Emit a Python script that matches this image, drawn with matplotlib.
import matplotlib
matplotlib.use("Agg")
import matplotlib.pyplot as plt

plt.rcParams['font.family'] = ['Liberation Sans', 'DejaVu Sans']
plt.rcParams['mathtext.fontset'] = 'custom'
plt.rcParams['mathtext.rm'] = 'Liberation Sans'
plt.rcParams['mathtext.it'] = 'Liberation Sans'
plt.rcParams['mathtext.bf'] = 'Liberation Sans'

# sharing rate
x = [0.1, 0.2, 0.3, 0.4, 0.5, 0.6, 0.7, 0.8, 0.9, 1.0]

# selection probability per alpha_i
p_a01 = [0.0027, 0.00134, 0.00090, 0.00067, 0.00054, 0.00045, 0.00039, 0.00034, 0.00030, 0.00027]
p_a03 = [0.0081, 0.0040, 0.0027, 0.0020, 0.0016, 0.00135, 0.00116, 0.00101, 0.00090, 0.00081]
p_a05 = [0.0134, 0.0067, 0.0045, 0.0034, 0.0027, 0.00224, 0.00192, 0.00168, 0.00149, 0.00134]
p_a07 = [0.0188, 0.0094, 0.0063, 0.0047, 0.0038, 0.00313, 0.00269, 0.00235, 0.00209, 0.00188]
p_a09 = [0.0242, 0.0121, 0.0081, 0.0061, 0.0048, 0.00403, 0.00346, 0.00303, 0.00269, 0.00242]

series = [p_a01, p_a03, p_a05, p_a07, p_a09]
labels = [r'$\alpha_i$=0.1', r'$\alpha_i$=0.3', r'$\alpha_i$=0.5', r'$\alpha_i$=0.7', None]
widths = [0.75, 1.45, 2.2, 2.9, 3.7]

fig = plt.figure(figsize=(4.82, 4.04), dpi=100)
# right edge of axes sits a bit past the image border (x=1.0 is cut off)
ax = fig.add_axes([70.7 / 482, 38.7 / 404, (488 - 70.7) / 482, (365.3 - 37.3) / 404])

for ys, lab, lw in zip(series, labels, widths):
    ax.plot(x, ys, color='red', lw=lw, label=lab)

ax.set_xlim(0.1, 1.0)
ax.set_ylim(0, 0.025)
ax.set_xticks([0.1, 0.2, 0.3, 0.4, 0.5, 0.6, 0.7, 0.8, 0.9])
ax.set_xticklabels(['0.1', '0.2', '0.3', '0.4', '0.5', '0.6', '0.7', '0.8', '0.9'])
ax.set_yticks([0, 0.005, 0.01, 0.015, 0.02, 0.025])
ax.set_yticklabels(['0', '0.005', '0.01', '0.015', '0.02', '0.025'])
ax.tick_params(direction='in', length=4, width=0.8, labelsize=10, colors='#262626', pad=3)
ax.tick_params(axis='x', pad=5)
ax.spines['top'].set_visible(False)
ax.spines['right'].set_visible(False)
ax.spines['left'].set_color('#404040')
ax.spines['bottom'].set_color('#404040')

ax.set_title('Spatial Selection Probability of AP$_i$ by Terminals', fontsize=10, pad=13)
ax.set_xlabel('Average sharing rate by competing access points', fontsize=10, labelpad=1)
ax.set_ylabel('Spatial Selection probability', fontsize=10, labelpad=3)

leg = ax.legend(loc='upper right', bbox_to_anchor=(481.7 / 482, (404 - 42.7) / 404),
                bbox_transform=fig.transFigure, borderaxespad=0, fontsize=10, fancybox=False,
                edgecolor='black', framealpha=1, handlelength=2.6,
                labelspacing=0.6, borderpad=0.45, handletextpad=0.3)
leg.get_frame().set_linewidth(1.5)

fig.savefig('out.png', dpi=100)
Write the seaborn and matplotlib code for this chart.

....

▸ **WHAT IS REQUIRED**
The records above are to be repeated exactly, in their entirety.

▸ **EXPECTED OUTPUT**
Emit a Python script that matches this image, drawn with matplotlib.
import matplotlib
matplotlib.use("Agg")
import matplotlib.pyplot as plt

plt.rcParams['font.family'] = ['Liberation Sans', 'DejaVu Sans']
plt.rcParams['mathtext.fontset'] = 'custom'
plt.rcParams['mathtext.rm'] = 'Liberation Sans'
plt.rcParams['mathtext.it'] = 'Liberation Sans'
plt.rcParams['mathtext.bf'] = 'Liberation Sans'

# sharing rate
x = [0.1, 0.2, 0.3, 0.4, 0.5, 0.6, 0.7, 0.8, 0.9, 1.0]

# selection probability per alpha_i
p_a01 = [0.0027, 0.00134, 0.00090, 0.00067, 0.00054, 0.00045, 0.00039, 0.00034, 0.00030, 0.00027]
p_a03 = [0.0081, 0.0040, 0.0027, 0.0020, 0.0016, 0.00135, 0.00116, 0.00101, 0.00090, 0.00081]
p_a05 = [0.0134, 0.0067, 0.0045, 0.0034, 0.0027, 0.00224, 0.00192, 0.00168, 0.00149, 0.00134]
p_a07 = [0.0188, 0.0094, 0.0063, 0.0047, 0.0038, 0.00313, 0.00269, 0.00235, 0.00209, 0.00188]
p_a09 = [0.0242, 0.0121, 0.0081, 0.0061, 0.0048, 0.00403, 0.00346, 0.00303, 0.00269, 0.00242]

series = [p_a01, p_a03, p_a05, p_a07, p_a09]
labels = [r'$\alpha_i$=0.1', r'$\alpha_i$=0.3', r'$\alpha_i$=0.5', r'$\alpha_i$=0.7', None]
widths = [0.75, 1.45, 2.2, 2.9, 3.7]

fig = plt.figure(figsize=(4.82, 4.04), dpi=100)
# right edge of axes sits a bit past the image border (x=1.0 is cut off)
ax = fig.add_axes([70.7 / 482, 38.7 / 404, (488 - 70.7) / 482, (365.3 - 37.3) / 404])

for ys, lab, lw in zip(series, labels, widths):
    ax.plot(x, ys, color='red', lw=lw, label=lab)

ax.set_xlim(0.1, 1.0)
ax.set_ylim(0, 0.025)
ax.set_xticks([0.1, 0.2, 0.3, 0.4, 0.5, 0.6, 0.7, 0.8, 0.9])
ax.set_xticklabels(['0.1', '0.2', '0.3', '0.4', '0.5', '0.6', '0.7', '0.8', '0.9'])
ax.set_yticks([0, 0.005, 0.01, 0.015, 0.02, 0.025])
ax.set_yticklabels(['0', '0.005', '0.01', '0.015', '0.02', '0.025'])
ax.tick_params(direction='in', length=4, width=0.8, labelsize=10, colors='#262626', pad=3)
ax.tick_params(axis='x', pad=5)
ax.spines['top'].set_visible(False)
ax.spines['right'].set_visible(False)
ax.spines['left'].set_color('#404040')
ax.spines['bottom'].set_color('#404040')

ax.set_title('Spatial Selection Probability of AP$_i$ by Terminals', fontsize=10, pad=13)
ax.set_xlabel('Average sharing rate by competing access points', fontsize=10, labelpad=1)
ax.set_ylabel('Spatial Selection probability', fontsize=10, labelpad=3)

leg = ax.legend(loc='upper right', bbox_to_anchor=(481.7 / 482, (404 - 42.7) / 404),
                bbox_transform=fig.transFigure, borderaxespad=0, fontsize=10, fancybox=False,
                edgecolor='black', framealpha=1, handlelength=2.6,
                labelspacing=0.6, borderpad=0.45, handletextpad=0.3)
leg.get_frame().set_linewidth(1.5)

fig.savefig('out.png', dpi=100)
Write the seaborn and matplotlib code for this chart.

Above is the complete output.